Exercise aim
Reproduce the listing word for word. Skip any image.

※ ※ ※

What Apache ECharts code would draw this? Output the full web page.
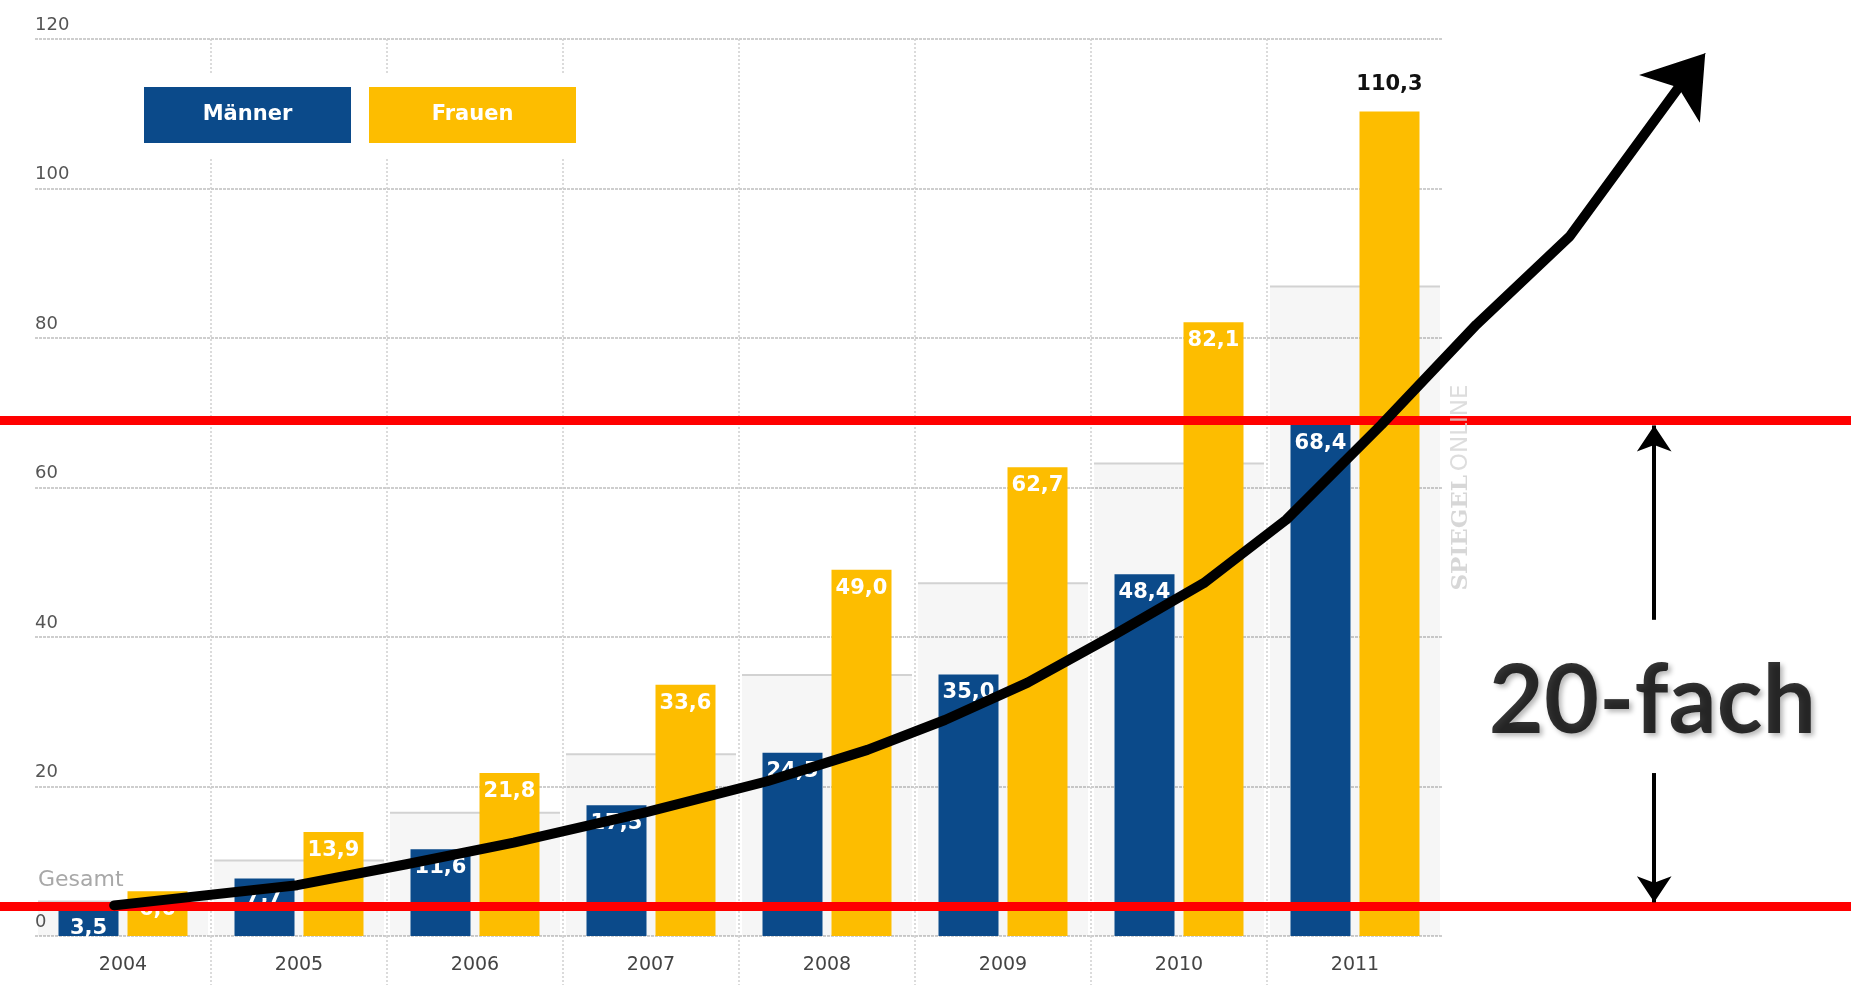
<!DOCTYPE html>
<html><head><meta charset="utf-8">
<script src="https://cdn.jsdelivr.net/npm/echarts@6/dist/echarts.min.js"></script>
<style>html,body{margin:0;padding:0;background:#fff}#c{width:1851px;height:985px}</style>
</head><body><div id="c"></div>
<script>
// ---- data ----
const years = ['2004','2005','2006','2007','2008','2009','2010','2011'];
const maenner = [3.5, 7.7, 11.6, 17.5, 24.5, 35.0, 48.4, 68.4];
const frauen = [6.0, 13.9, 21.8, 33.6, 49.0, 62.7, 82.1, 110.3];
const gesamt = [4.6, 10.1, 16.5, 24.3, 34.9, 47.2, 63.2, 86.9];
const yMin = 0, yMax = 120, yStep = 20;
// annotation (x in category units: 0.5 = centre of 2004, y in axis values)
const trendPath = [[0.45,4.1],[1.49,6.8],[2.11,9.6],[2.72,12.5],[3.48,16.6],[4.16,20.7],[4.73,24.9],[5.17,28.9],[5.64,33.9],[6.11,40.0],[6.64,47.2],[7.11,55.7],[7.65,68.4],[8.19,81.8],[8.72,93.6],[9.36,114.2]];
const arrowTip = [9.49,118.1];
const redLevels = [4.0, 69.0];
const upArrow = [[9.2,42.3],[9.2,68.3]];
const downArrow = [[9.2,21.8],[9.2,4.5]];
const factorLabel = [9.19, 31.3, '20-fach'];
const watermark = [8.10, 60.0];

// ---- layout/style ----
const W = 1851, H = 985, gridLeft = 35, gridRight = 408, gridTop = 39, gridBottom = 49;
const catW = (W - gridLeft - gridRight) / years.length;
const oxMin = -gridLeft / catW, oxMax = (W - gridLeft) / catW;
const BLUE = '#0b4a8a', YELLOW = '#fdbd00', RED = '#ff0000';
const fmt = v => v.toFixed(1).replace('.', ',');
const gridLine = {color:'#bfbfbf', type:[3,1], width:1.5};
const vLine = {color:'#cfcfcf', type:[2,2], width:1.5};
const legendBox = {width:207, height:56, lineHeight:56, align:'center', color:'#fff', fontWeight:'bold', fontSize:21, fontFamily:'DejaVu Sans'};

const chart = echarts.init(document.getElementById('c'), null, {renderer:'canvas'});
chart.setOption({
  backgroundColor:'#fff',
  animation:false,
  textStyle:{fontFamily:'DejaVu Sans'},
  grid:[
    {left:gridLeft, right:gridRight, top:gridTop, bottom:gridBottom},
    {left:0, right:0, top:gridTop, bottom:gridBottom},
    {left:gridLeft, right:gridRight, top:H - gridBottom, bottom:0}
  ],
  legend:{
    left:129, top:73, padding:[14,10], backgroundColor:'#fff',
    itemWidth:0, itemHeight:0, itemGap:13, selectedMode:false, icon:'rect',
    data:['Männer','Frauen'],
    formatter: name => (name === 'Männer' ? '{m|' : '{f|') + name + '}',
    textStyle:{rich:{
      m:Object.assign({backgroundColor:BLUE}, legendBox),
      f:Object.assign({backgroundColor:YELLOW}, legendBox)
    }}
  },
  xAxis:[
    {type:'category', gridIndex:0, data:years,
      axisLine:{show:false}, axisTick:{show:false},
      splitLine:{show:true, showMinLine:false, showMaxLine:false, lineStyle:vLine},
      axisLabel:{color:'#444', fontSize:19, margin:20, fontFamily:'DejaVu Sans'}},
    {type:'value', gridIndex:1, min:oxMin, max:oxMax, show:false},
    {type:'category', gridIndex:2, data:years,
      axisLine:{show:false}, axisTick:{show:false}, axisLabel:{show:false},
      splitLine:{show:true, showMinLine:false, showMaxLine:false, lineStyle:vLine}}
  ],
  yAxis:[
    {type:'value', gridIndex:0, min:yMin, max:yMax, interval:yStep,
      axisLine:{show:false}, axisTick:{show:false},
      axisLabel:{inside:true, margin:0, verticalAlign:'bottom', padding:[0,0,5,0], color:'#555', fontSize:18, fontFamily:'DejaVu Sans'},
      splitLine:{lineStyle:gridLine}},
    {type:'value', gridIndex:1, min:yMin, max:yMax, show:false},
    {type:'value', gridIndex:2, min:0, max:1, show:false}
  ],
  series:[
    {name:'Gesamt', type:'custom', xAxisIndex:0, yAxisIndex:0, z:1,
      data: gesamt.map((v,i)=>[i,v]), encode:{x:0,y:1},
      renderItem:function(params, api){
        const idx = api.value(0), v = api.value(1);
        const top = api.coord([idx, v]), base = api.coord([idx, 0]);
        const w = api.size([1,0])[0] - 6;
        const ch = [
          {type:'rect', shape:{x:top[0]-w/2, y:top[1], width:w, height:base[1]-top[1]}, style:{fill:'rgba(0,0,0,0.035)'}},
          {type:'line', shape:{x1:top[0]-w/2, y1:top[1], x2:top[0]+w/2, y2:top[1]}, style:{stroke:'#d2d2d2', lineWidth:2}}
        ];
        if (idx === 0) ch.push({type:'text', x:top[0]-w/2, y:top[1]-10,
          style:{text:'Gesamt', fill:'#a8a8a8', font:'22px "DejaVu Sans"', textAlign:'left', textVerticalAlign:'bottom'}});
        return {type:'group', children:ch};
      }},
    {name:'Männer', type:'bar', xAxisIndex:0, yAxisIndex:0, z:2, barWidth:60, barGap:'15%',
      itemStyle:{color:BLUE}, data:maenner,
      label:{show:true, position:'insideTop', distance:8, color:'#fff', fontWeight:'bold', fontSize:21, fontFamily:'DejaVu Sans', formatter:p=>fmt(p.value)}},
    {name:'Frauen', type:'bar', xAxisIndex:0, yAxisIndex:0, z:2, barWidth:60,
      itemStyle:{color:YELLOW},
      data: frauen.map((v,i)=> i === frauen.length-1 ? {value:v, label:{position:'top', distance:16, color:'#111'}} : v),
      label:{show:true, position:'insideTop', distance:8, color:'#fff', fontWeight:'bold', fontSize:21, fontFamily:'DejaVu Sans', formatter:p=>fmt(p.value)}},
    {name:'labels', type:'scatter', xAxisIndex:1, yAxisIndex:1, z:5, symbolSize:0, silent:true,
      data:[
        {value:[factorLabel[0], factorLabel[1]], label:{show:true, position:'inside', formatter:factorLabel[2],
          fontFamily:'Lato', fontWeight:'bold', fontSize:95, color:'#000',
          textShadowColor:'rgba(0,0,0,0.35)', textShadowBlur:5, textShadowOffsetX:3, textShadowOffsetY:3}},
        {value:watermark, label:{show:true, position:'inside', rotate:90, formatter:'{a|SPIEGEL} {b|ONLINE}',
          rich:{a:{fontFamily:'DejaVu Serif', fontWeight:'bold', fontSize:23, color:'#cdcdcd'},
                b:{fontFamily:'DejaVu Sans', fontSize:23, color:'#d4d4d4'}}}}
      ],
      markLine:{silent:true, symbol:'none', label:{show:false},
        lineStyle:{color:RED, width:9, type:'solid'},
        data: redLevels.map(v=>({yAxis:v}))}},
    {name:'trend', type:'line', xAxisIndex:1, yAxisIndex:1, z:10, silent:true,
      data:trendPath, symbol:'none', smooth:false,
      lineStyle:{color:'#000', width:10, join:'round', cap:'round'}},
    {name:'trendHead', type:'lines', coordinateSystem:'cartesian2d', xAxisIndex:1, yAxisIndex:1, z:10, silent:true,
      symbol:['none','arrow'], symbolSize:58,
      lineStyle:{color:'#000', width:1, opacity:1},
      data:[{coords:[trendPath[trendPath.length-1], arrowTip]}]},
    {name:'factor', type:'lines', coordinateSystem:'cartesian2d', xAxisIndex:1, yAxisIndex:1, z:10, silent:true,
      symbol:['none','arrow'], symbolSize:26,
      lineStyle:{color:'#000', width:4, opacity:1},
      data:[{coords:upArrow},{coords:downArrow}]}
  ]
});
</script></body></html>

※ ※ ※

Response
What Apache ECharts code would draw this? Output the full web page.
<!DOCTYPE html>
<html><head><meta charset="utf-8">
<script src="https://cdn.jsdelivr.net/npm/echarts@6/dist/echarts.min.js"></script>
<style>html,body{margin:0;padding:0;background:#fff}#c{width:1851px;height:985px}</style>
</head><body><div id="c"></div>
<script>
// ---- data ----
const years = ['2004','2005','2006','2007','2008','2009','2010','2011'];
const maenner = [3.5, 7.7, 11.6, 17.5, 24.5, 35.0, 48.4, 68.4];
const frauen = [6.0, 13.9, 21.8, 33.6, 49.0, 62.7, 82.1, 110.3];
const gesamt = [4.6, 10.1, 16.5, 24.3, 34.9, 47.2, 63.2, 86.9];
const yMin = 0, yMax = 120, yStep = 20;
// annotation (x in category units: 0.5 = centre of 2004, y in axis values)
const trendPath = [[0.45,4.1],[1.49,6.8],[2.11,9.6],[2.72,12.5],[3.48,16.6],[4.16,20.7],[4.73,24.9],[5.17,28.9],[5.64,33.9],[6.11,40.0],[6.64,47.2],[7.11,55.7],[7.65,68.4],[8.19,81.8],[8.72,93.6],[9.36,114.2]];
const arrowTip = [9.49,118.1];
const redLevels = [4.0, 69.0];
const upArrow = [[9.2,42.3],[9.2,68.3]];
const downArrow = [[9.2,21.8],[9.2,4.5]];
const factorLabel = [9.19, 31.3, '20-fach'];
const watermark = [8.10, 60.0];

// ---- layout/style ----
const W = 1851, H = 985, gridLeft = 35, gridRight = 408, gridTop = 39, gridBottom = 49;
const catW = (W - gridLeft - gridRight) / years.length;
const oxMin = -gridLeft / catW, oxMax = (W - gridLeft) / catW;
const BLUE = '#0b4a8a', YELLOW = '#fdbd00', RED = '#ff0000';
const fmt = v => v.toFixed(1).replace('.', ',');
const gridLine = {color:'#bfbfbf', type:[3,1], width:1.5};
const vLine = {color:'#cfcfcf', type:[2,2], width:1.5};
const legendBox = {width:207, height:56, lineHeight:56, align:'center', color:'#fff', fontWeight:'bold', fontSize:21, fontFamily:'DejaVu Sans'};

const chart = echarts.init(document.getElementById('c'), null, {renderer:'canvas'});
chart.setOption({
  backgroundColor:'#fff',
  animation:false,
  textStyle:{fontFamily:'DejaVu Sans'},
  grid:[
    {left:gridLeft, right:gridRight, top:gridTop, bottom:gridBottom},
    {left:0, right:0, top:gridTop, bottom:gridBottom},
    {left:gridLeft, right:gridRight, top:H - gridBottom, bottom:0}
  ],
  legend:{
    left:129, top:73, padding:[14,10], backgroundColor:'#fff',
    itemWidth:0, itemHeight:0, itemGap:13, selectedMode:false, icon:'rect',
    data:['Männer','Frauen'],
    formatter: name => (name === 'Männer' ? '{m|' : '{f|') + name + '}',
    textStyle:{rich:{
      m:Object.assign({backgroundColor:BLUE}, legendBox),
      f:Object.assign({backgroundColor:YELLOW}, legendBox)
    }}
  },
  xAxis:[
    {type:'category', gridIndex:0, data:years,
      axisLine:{show:false}, axisTick:{show:false},
      splitLine:{show:true, showMinLine:false, showMaxLine:false, lineStyle:vLine},
      axisLabel:{color:'#444', fontSize:19, margin:20, fontFamily:'DejaVu Sans'}},
    {type:'value', gridIndex:1, min:oxMin, max:oxMax, show:false},
    {type:'category', gridIndex:2, data:years,
      axisLine:{show:false}, axisTick:{show:false}, axisLabel:{show:false},
      splitLine:{show:true, showMinLine:false, showMaxLine:false, lineStyle:vLine}}
  ],
  yAxis:[
    {type:'value', gridIndex:0, min:yMin, max:yMax, interval:yStep,
      axisLine:{show:false}, axisTick:{show:false},
      axisLabel:{inside:true, margin:0, verticalAlign:'bottom', padding:[0,0,5,0], color:'#555', fontSize:18, fontFamily:'DejaVu Sans'},
      splitLine:{lineStyle:gridLine}},
    {type:'value', gridIndex:1, min:yMin, max:yMax, show:false},
    {type:'value', gridIndex:2, min:0, max:1, show:false}
  ],
  series:[
    {name:'Gesamt', type:'custom', xAxisIndex:0, yAxisIndex:0, z:1,
      data: gesamt.map((v,i)=>[i,v]), encode:{x:0,y:1},
      renderItem:function(params, api){
        const idx = api.value(0), v = api.value(1);
        const top = api.coord([idx, v]), base = api.coord([idx, 0]);
        const w = api.size([1,0])[0] - 6;
        const ch = [
          {type:'rect', shape:{x:top[0]-w/2, y:top[1], width:w, height:base[1]-top[1]}, style:{fill:'rgba(0,0,0,0.035)'}},
          {type:'line', shape:{x1:top[0]-w/2, y1:top[1], x2:top[0]+w/2, y2:top[1]}, style:{stroke:'#d2d2d2', lineWidth:2}}
        ];
        if (idx === 0) ch.push({type:'text', x:top[0]-w/2, y:top[1]-10,
          style:{text:'Gesamt', fill:'#a8a8a8', font:'22px "DejaVu Sans"', textAlign:'left', textVerticalAlign:'bottom'}});
        return {type:'group', children:ch};
      }},
    {name:'Männer', type:'bar', xAxisIndex:0, yAxisIndex:0, z:2, barWidth:60, barGap:'15%',
      itemStyle:{color:BLUE}, data:maenner,
      label:{show:true, position:'insideTop', distance:8, color:'#fff', fontWeight:'bold', fontSize:21, fontFamily:'DejaVu Sans', formatter:p=>fmt(p.value)}},
    {name:'Frauen', type:'bar', xAxisIndex:0, yAxisIndex:0, z:2, barWidth:60,
      itemStyle:{color:YELLOW},
      data: frauen.map((v,i)=> i === frauen.length-1 ? {value:v, label:{position:'top', distance:16, color:'#111'}} : v),
      label:{show:true, position:'insideTop', distance:8, color:'#fff', fontWeight:'bold', fontSize:21, fontFamily:'DejaVu Sans', formatter:p=>fmt(p.value)}},
    {name:'labels', type:'scatter', xAxisIndex:1, yAxisIndex:1, z:5, symbolSize:0, silent:true,
      data:[
        {value:[factorLabel[0], factorLabel[1]], label:{show:true, position:'inside', formatter:factorLabel[2],
          fontFamily:'Lato', fontWeight:'bold', fontSize:95, color:'#000',
          textShadowColor:'rgba(0,0,0,0.35)', textShadowBlur:5, textShadowOffsetX:3, textShadowOffsetY:3}},
        {value:watermark, label:{show:true, position:'inside', rotate:90, formatter:'{a|SPIEGEL} {b|ONLINE}',
          rich:{a:{fontFamily:'DejaVu Serif', fontWeight:'bold', fontSize:23, color:'#cdcdcd'},
                b:{fontFamily:'DejaVu Sans', fontSize:23, color:'#d4d4d4'}}}}
      ],
      markLine:{silent:true, symbol:'none', label:{show:false},
        lineStyle:{color:RED, width:9, type:'solid'},
        data: redLevels.map(v=>({yAxis:v}))}},
    {name:'trend', type:'line', xAxisIndex:1, yAxisIndex:1, z:10, silent:true,
      data:trendPath, symbol:'none', smooth:false,
      lineStyle:{color:'#000', width:10, join:'round', cap:'round'}},
    {name:'trendHead', type:'lines', coordinateSystem:'cartesian2d', xAxisIndex:1, yAxisIndex:1, z:10, silent:true,
      symbol:['none','arrow'], symbolSize:58,
      lineStyle:{color:'#000', width:1, opacity:1},
      data:[{coords:[trendPath[trendPath.length-1], arrowTip]}]},
    {name:'factor', type:'lines', coordinateSystem:'cartesian2d', xAxisIndex:1, yAxisIndex:1, z:10, silent:true,
      symbol:['none','arrow'], symbolSize:26,
      lineStyle:{color:'#000', width:4, opacity:1},
      data:[{coords:upArrow},{coords:downArrow}]}
  ]
});
</script></body></html>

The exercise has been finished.